Not long ago, in the fluorescent hum of an after-hours workspace, two nineteen-year-olds—Victor Cardenas and Kevin Bai—looked at the startup landscape and made a leap. They quit college without a safety net, betting everything on a spark of an idea: banks weren’t built for hustlers, for the ones flipping rare sneakers or moving fast on digital trends. They set out to build Slash, not so much a bank as a toolkit for people moving at internet speed.

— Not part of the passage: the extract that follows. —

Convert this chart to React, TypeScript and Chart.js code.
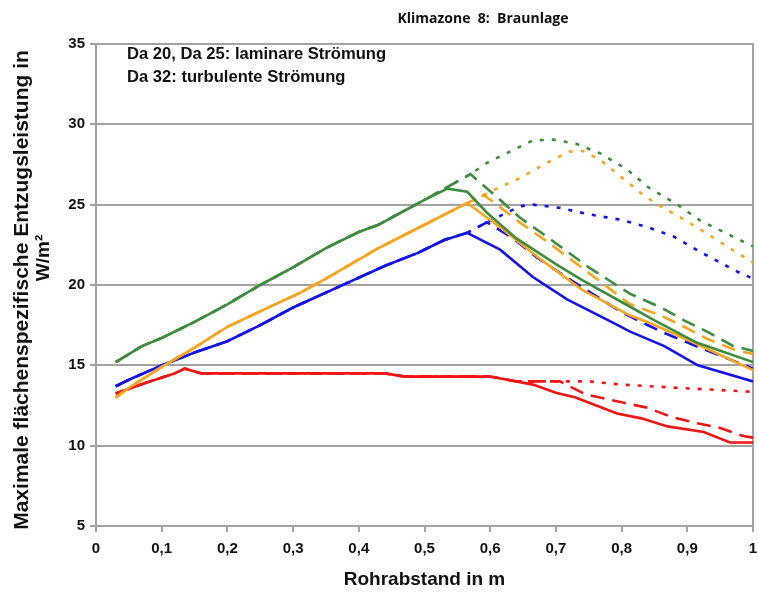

Five years and several hard pivots later, Slash is hardly recognizable from its scrappy origins. The world has noticed. The company has just announced a $100 million Series C round, rocketing its valuation to a head-turning $1.4 billion. The money comes not from bit players, but from heavyweights: Ribbit Capital, Khosla Ventures, and Goodwater Capital led the charge, with familiar names like NEA and Y Combinator also deepening their bets.
Even in a climate where so many fintechs struggle to break out, Slash stands out for several reasons. There’s the origin story—two teenagers, fueled by stubborn optimism, move past dorm rooms into board rooms. There’s also the pace: according to Cardenas, Slash now brings in $300 million in annualized revenue, and, importantly, has crossed into profitable territory. Their clientele has swelled to over 5,000 companies—a user base that once orbited around niche hustlers and has since grown into an eclectic mix of businesses.
Few journeys in fintech are linear. Slash’s first incarnation was firmly rooted in the booming world of sneaker resellers, offering these digital entrepreneurs all-in-one business accounts, corporate cards, fast transfers, and even a taste of crypto for those who wanted it. Yeezy, the once-glimmering titan of this universe, provided Slash with its earliest and most important customers. But when controversy engulfed Yeezy’s brand after Kanye West’s antisemitic comments, Slash was forced into a painful recalibration. The startup dropped its single-industry focus and widened its lens, hedging against the volatility of tying success to one fortune.
That pivot, born of necessity, proved to be a blessing. Cardenas now describes Slash as “industry-neutral”—a platform flexible enough to serve anyone from digital content creators to ecommerce sellers. No more online cliques or cult brands. Just a broad swath of modern businesses who need streamlined banking, reliable credit lines, and a partner unafraid to move quickly.

But even among tech darlings, the competition is suffocating. There’s Ramp, a behemoth valued at $32 billion, hungrily snapping up market share. There’s Brex, which just landed in the formidable lap of Capital One. Slash knows it’s stepping into a prize fight—a world where ‘move fast and break things’ only gets you so far. It will need more than clever branding or origin mythos to survive.
Yet, the confidence radiates from Slash’s corner. Investors are betting not just on financials, but also on persistence and adaptability—traits sharpened by adversity. Cardenas himself, in a candid blog post, writes less like a CEO and more like someone who still remembers what it felt like to risk everything. He’s candid about the bumps: the business’s old reliance on sneaker culture, the peril of anchoring too tightly to one partner, and the relief at discovering that broadening out meant exponential growth.
None of this—capital raises, billion-dollar valuations, or even 5,000 loyal business clients—has dulled the company’s edge or appetite. For now, Slash sits in that sweet, fleeting stage of the startup dream: young, a little wild, flush with cash, and finding itself courted by both customers and the people who write the biggest checks in Silicon Valley. It remains to be seen how long this momentum can last in a space defined by speed, but for now—Cardenas, Bai, and their team are running with it, determined to write their own ending.